**What you need to do:** Without the pictures, extract every line from the start of the material to the line containing "import matplotlib.dates as mdates", both ends included.

**Dataset excerpt:**
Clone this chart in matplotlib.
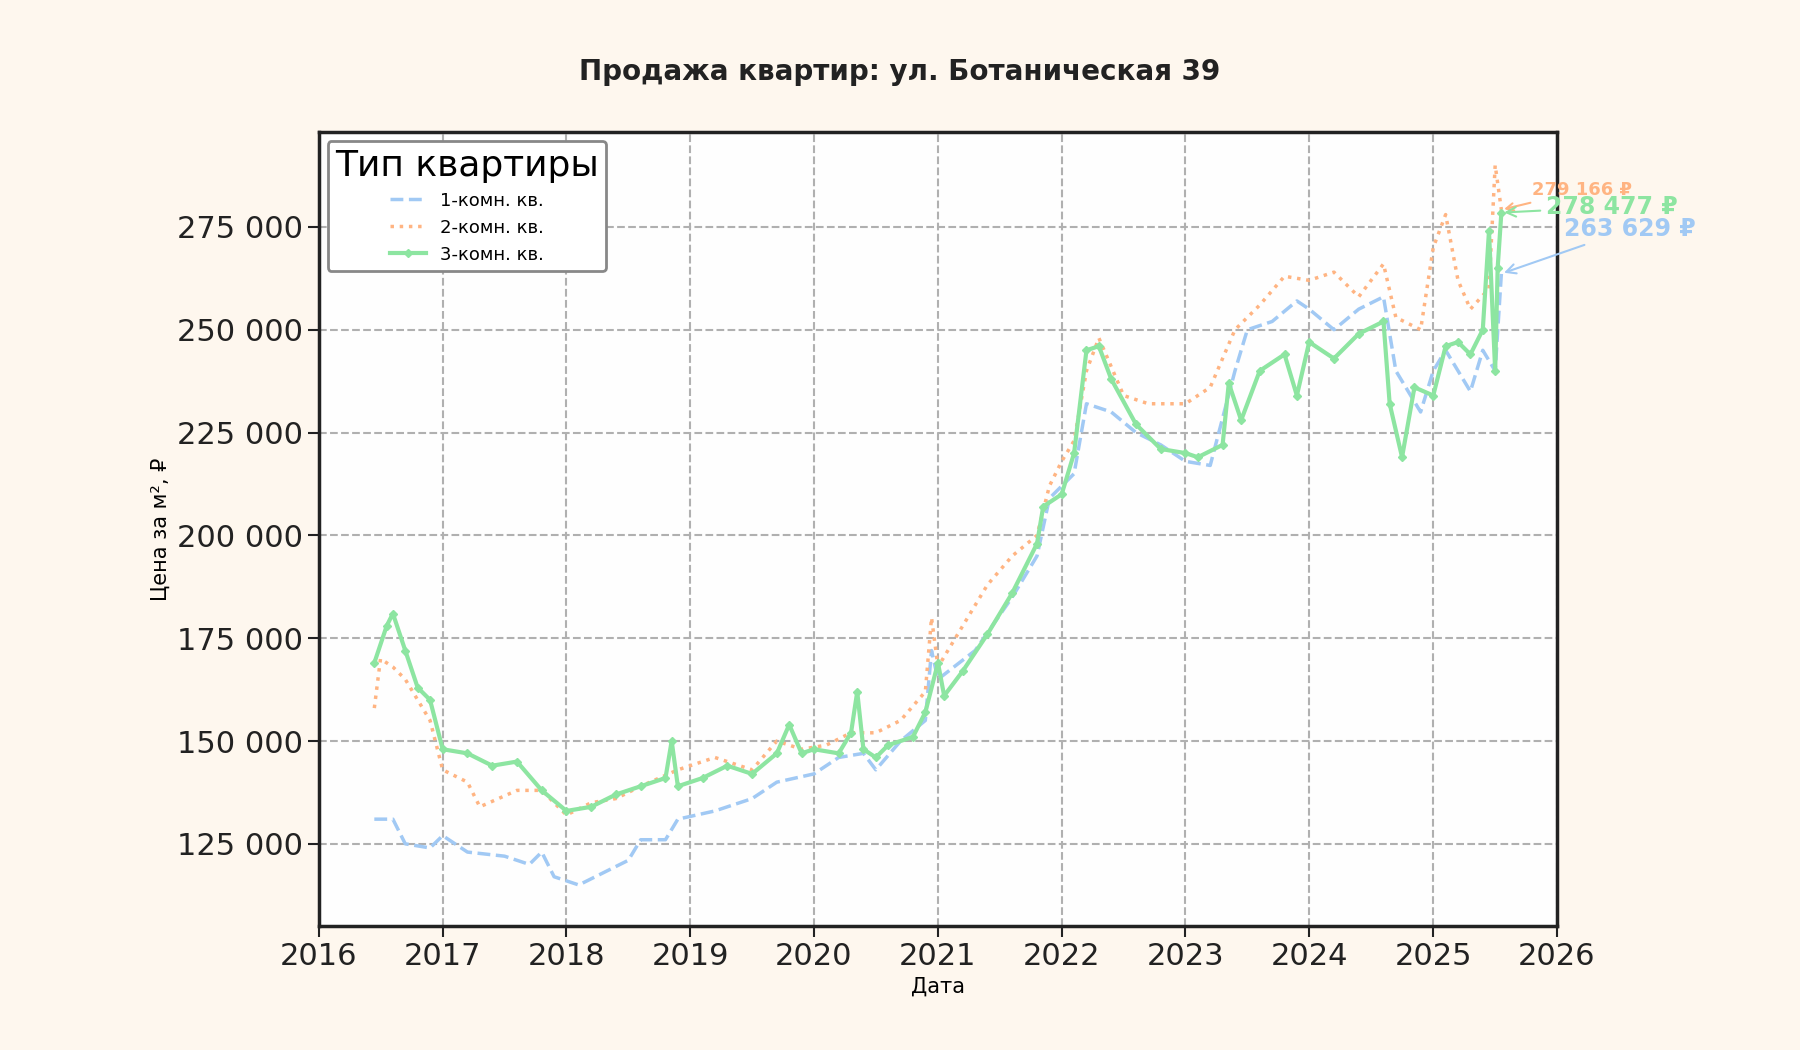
import pandas as pd
import matplotlib.pyplot as plt
import matplotlib.dates as mdates

# decimal years + price (thousand rub per m2)
t1 = [2016.45, 2016.6, 2016.7, 2016.9, 2017.0, 2017.2, 2017.5, 2017.7, 2017.8, 2017.9, 2018.1, 2018.3,
      2018.5, 2018.6, 2018.8, 2018.9, 2019.2, 2019.5, 2019.7, 2020.0, 2020.2, 2020.4, 2020.5, 2020.7,
      2020.9, 2020.95, 2021.0, 2021.3, 2021.6, 2021.8, 2021.9, 2022.1, 2022.2, 2022.4, 2022.6, 2022.8,
      2023.0, 2023.2, 2023.4, 2023.5, 2023.7, 2023.9, 2024.0, 2024.2, 2024.4, 2024.6, 2024.7, 2024.9,
      2025.0, 2025.1, 2025.2, 2025.3, 2025.4, 2025.5, 2025.55]
v1 = [131, 131, 125, 124, 127, 123, 122, 120, 123, 117, 115, 118, 121, 126, 126, 131, 133, 136, 140,
      142, 146, 147, 143, 150, 155, 172, 165, 172, 185, 195, 209, 215, 232, 230, 225, 222, 218, 217,
      240, 250, 252, 257, 255, 250, 255, 258, 240, 230, 240, 245, 240, 235, 245, 240, 263.629]

t2 = [2016.45, 2016.5, 2016.6, 2016.7, 2016.9, 2017.0, 2017.2, 2017.3, 2017.6, 2017.8, 2018.0, 2018.2,
      2018.4, 2018.6, 2018.9, 2019.2, 2019.5, 2019.7, 2019.9, 2020.1, 2020.3, 2020.5, 2020.7, 2020.9,
      2020.95, 2021.0, 2021.2, 2021.4, 2021.6, 2021.8, 2021.9, 2022.0, 2022.1, 2022.2, 2022.3, 2022.5,
      2022.7, 2022.9, 2023.0, 2023.2, 2023.4, 2023.6, 2023.8, 2024.0, 2024.2, 2024.4, 2024.6, 2024.7,
      2024.9, 2025.0, 2025.1, 2025.2, 2025.3, 2025.45, 2025.5, 2025.55]
v2 = [158, 170, 168, 165, 155, 143, 140, 134, 138, 138, 132, 135, 136, 139, 143, 146, 143, 150, 148,
      149, 152, 152, 155, 162, 180, 168, 178, 188, 195, 200, 212, 218, 223, 240, 248, 234, 232, 232,
      232, 236, 250, 256, 263, 262, 264, 258, 266, 253, 250, 270, 278, 262, 255, 260, 290, 279.166]

t3 = [2016.45, 2016.55, 2016.6, 2016.7, 2016.8, 2016.9, 2017.0, 2017.2, 2017.4, 2017.6, 2017.8, 2018.0,
      2018.2, 2018.4, 2018.6, 2018.8, 2018.85, 2018.9, 2019.1, 2019.3, 2019.5, 2019.7, 2019.8, 2019.9,
      2020.0, 2020.2, 2020.3, 2020.35, 2020.4, 2020.5, 2020.6, 2020.8, 2020.9, 2021.0, 2021.05, 2021.2,
      2021.4, 2021.6, 2021.8, 2021.85, 2022.0, 2022.1, 2022.2, 2022.3, 2022.4, 2022.6, 2022.8, 2023.0,
      2023.1, 2023.3, 2023.35, 2023.45, 2023.6, 2023.8, 2023.9, 2024.0, 2024.2, 2024.4, 2024.6, 2024.65,
      2024.75, 2024.85, 2025.0, 2025.1, 2025.2, 2025.3, 2025.4, 2025.45, 2025.5, 2025.52, 2025.55]
v3 = [169, 178, 181, 172, 163, 160, 148, 147, 144, 145, 138, 133, 134, 137, 139, 141, 150, 139, 141,
      144, 142, 147, 154, 147, 148, 147, 152, 162, 148, 146, 149, 151, 157, 169, 161, 167, 176, 186,
      198, 207, 210, 220, 245, 246, 238, 227, 221, 220, 219, 222, 237, 228, 240, 244, 234, 247, 243,
      249, 252, 232, 219, 236, 234, 246, 247, 244, 250, 274, 240, 265, 278.477]

labels = ['1-комн. кв.', '2-комн. кв.', '3-комн. кв.']
colors = ['#a1c9f4', '#ffb482', '#8de5a1']


def to_dates(years):
    return [pd.Timestamp('%d-01-01' % int(y)) + pd.Timedelta(days=(y - int(y)) * 365.25) for y in years]


fig = plt.figure(figsize=(18, 10.5), dpi=100, facecolor='#fef7ee')
ax = fig.add_axes([0.177, 0.118, 0.688, 0.756])
ax.set_facecolor('#fefefe')

d1, d2, d3 = to_dates(t1), to_dates(t2), to_dates(t3)
ax.plot(d1, [v * 1000 for v in v1], '--', color=colors[0], lw=2.5, label=labels[0])
ax.plot(d2, [v * 1000 for v in v2], ':', color=colors[1], lw=2.5, label=labels[1])
ax.plot(d3, [v * 1000 for v in v3], '-', color=colors[2], lw=3, marker='D', ms=4, label=labels[2])

ax.set_xlim(pd.Timestamp('2016-01-01'), pd.Timestamp('2026-01-01'))
ax.set_ylim(105000, 298000)
ax.xaxis.set_major_locator(mdates.YearLocator())
ax.xaxis.set_major_formatter(mdates.DateFormatter('%Y'))
ax.set_yticks([125000, 150000, 175000, 200000, 225000, 250000, 275000])
ax.yaxis.set_major_formatter(plt.FuncFormatter(lambda v, p: f'{int(v):,}'.replace(',', ' ')))
ax.tick_params(labelsize=22, length=8, width=1.5, colors='#222222')
ax.grid(True, ls='--', color='#b0b0b0', lw=1.5)
for s in ax.spines.values():
    s.set_linewidth(2.5)
    s.set_color('#222222')

ax.set_xlabel('Дата', fontsize=15)
ax.set_ylabel('Цена за м², ₽', fontsize=15)
fig.suptitle('Продажа квартир: ул. Ботаническая 39', fontsize=20, fontweight='bold', y=0.945, color='#222222')

# end-point labels (they overlap in the original too)
for d, v, c, off, fs in [(d2, v2, colors[1], (22, 14), 13), (d3, v3, colors[2], (32, 4), 17),
                         (d1, v1, colors[0], (45, 32), 17)]:
    last = v[-1] * 1000
    txt = f'{int(round(last)):,} ₽'.replace(',', ' ')
    ax.annotate(txt, xy=(d[-1], last), xytext=off, textcoords='offset points', va='center',
                color=c, fontsize=fs, fontweight='bold',
                arrowprops=dict(arrowstyle='->', color=c, lw=1.5))

leg = ax.legend(title='Тип квартиры', loc='upper left', fontsize=13, title_fontsize=26,
                frameon=True, edgecolor='#888888', framealpha=1)
leg.get_frame().set_linewidth(2)

fig.savefig('out.png', dpi=100, facecolor=fig.get_facecolor())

**The result:**
Clone this chart in matplotlib.
import pandas as pd
import matplotlib.pyplot as plt
import matplotlib.dates as mdates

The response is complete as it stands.